Al Wakeel News bosses jailed over blasphemous cartoon of Jesus

The Jordanian authorities have arrested the publisher and a chief editor. They are accused of having fomented  hatred and the confessional divisions. The two risk from six months to a maximum of three years in prison. The schools of the Latin Patriarchate of Jerusalem led the protest.

Amman (AsiaNews / Agencies) - The Jordanian authorities yesterday arrested the publisher and a prominent journalist of an online news website, for having published an image (in the picture) of Jesus deemed "offensive" by the Christian community. Mohammed al-Wakeel, who directs the Al Wakeel News portal, has been accused of blasphemy along with a chief editor, for "fomenting" hatred and sectarian divisions.

According to the indictment, the two risk from a minimum of six months to a maximum of three years in prison.

At the origin of the controversy a "magazine" image of Leonardo's "Last Supper", published in recent days by the website and which sparked an outcry among users. The 16th century painting represents Jesus' last supper with his disciples and has great symbolic value for Christians.

The modified version sees the star of Turkish cuisine Nusret Gokce, better known with the name of Salt Bae, standing behind Christ while making the gesture that made him famous: sprinkling salt on the plate from on high. And one of the disciples has the face of Jesus tattooed on his leg.

Following the online protest campaign (led by the schools of the Latin Patriarchate of Jerusalem), Al Wakeel News apologized and removed the image from the site, speaking of an involuntary "mistake" of the editorial staff.

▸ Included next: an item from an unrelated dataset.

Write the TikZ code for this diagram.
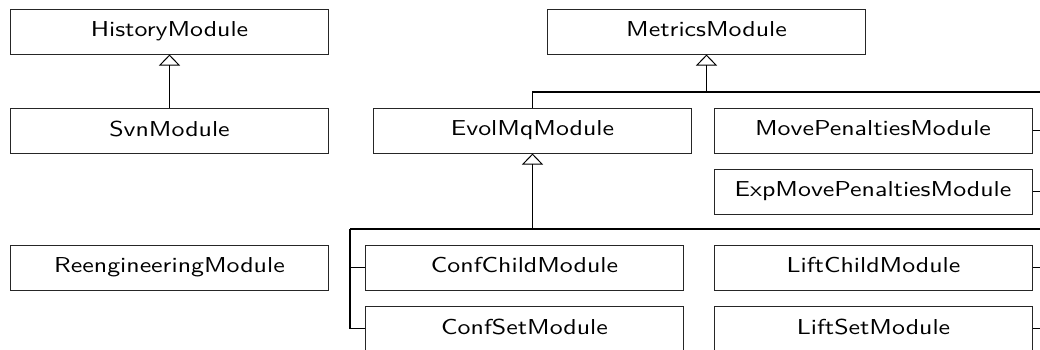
\documentclass[tikz,border=0pt]{standalone}
\usepackage{graphicx}
\usetikzlibrary{arrows.meta}
% module names: 10pt sans serif, enlarged and widened
\newcommand{\modname}[1]{\scalebox{1.94}[1.62]{\vphantom{Hy}#1}}
\begin{document}
\begin{tikzpicture}[x=0.75pt, y=-0.75pt,
  modbox/.style={draw=black!85, line width=0.75pt, rectangle, inner sep=0pt,
    minimum width=238.5pt, minimum height=33.75pt,
    font=\fontsize{10}{12}\selectfont\sffamily},
  link/.style={draw=black, line width=0.9pt},
  inh/.style={link, -{Triangle[open, length=8.25pt, width=15.75pt, line width=0.75pt]}}]
\useasboundingbox (0,0) rectangle (1040,350);
\clip (0,0) rectangle (1040,350);

% history branch
\node[modbox] (hist) at (169.5,31.5) {\modname{HistoryModule}};
\node[modbox] (svn) at (169.5,130.5) {\modname{SvnModule}};
\node[modbox] (reeng) at (169.5,267.5) {\modname{ReengineeringModule}};

% metrics branch
\node[modbox] (metrics) at (706.5,31.5) {\modname{MetricsModule}};
\node[modbox] (evol) at (532.5,130.5) {\modname{EvolMqModule}};
\node[modbox] (movepen) at (873,130.5) {\modname{MovePenaltiesModule}};
\node[modbox] (expmove) at (873,191.5) {\modname{ExpMovePenaltiesModule}};

% evolmq subclasses
\node[modbox] (confchild) at (524.5,267.5) {\modname{ConfChildModule}};
\node[modbox] (confset) at (524.5,328.5) {\modname{ConfSetModule}};
\node[modbox] (liftchild) at (873.5,267.5) {\modname{LiftChildModule}};
\node[modbox] (liftset) at (873.5,328.5) {\modname{LiftSetModule}};

% junctions and bus ends
\coordinate (mj) at (metrics.south |- 0,92);
\coordinate (mbus) at (1050,92);
\coordinate (ej) at (evol.south |- 0,229);
\coordinate (ebusl) at (350,229);
\coordinate (ebusr) at (1050,229);

% HistoryModule hierarchy
\draw[inh] (svn.north) -- (hist.south);

% MetricsModule hierarchy
\draw[inh] (evol.north) |- (mj) -- (metrics.south);
\draw[link] (mj) -- (mbus);
\draw[link] (movepen.east) -- (movepen.east -| mbus);
\draw[link] (expmove.east) -- (expmove.east -| mbus);

% EvolMqModule hierarchy
\draw[inh] (ej) -- (evol.south);
\draw[link] (ebusl) -- (ebusr);
\draw[link] (ebusl) |- (confchild.west);
\draw[link] (ebusl) |- (confset.west);
\draw[link] (liftchild.east) -- (liftchild.east -| ebusr);
\draw[link] (liftset.east) -- (liftset.east -| ebusr);
\end{tikzpicture}
\end{document}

The authorities have therefore convened the publisher, which also produces several programs for TV and radio in the country, to the post office police (responsible for cyber- crimes) for interrogation.

Christians make up about 6% of the population in Jordan, out of a total of 6.6 million inhabitants; in general the Hascemite kingdom assures religious freedom and the faithful are free to practice worship.